Unfortunately, in the last couple of decades, we seem to have slid backwards on the issue.  FISA Courts, endless Congressional Subpoenas, and Special Prosecutors seem (at least to me), to be a resurrection of the old general warrant.  Even before 9/11 and the passage of the egregiously intrusive Patriot Act, our rights and civil liberties were being eroded.

The government spies on us, gathers data on us, keeps data from our cell phones, and ignores the Fourth Amendment.  And we have special prosecutors who publicly announce that they will follow leads discovered by subpoenas to “see where the case goes.” 

If the FBI wanted to come to my house and read my emails, they would need a court order sign by a judge, to read specific emails limited to certain dates and specific individuals.  But, if the FBI subpoenas my emails from Google—or for that matter, every damn email from and to everyone in my state, no judge will need to sign off on the order.  In effect, the Fourth Amendment no longer exists.

Somehow, we are living in a Post-Constitutional world, where the “seriousness of the charge” trumps (pun intended) probably cause.  And that should be a shot heard around the world.

1 comment:

  1. I absolutely agree.

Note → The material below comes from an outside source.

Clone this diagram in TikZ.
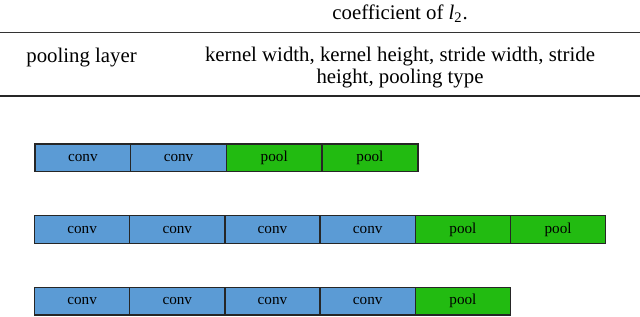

I think what has gradually deadened our sensibilities to the idea of general warrants is the rise of the procedural detective show. We have grown to admire characters like Abbie Schuto and Tim McGee on NIS who regularly go way outside probable cause to do fishing expeditions. Because TV shows mostly the good thing about it (catching the bad guys), but they don't show the misuse of such data gathered. We like and trust the guys doing it (on TV), so we kind of approve.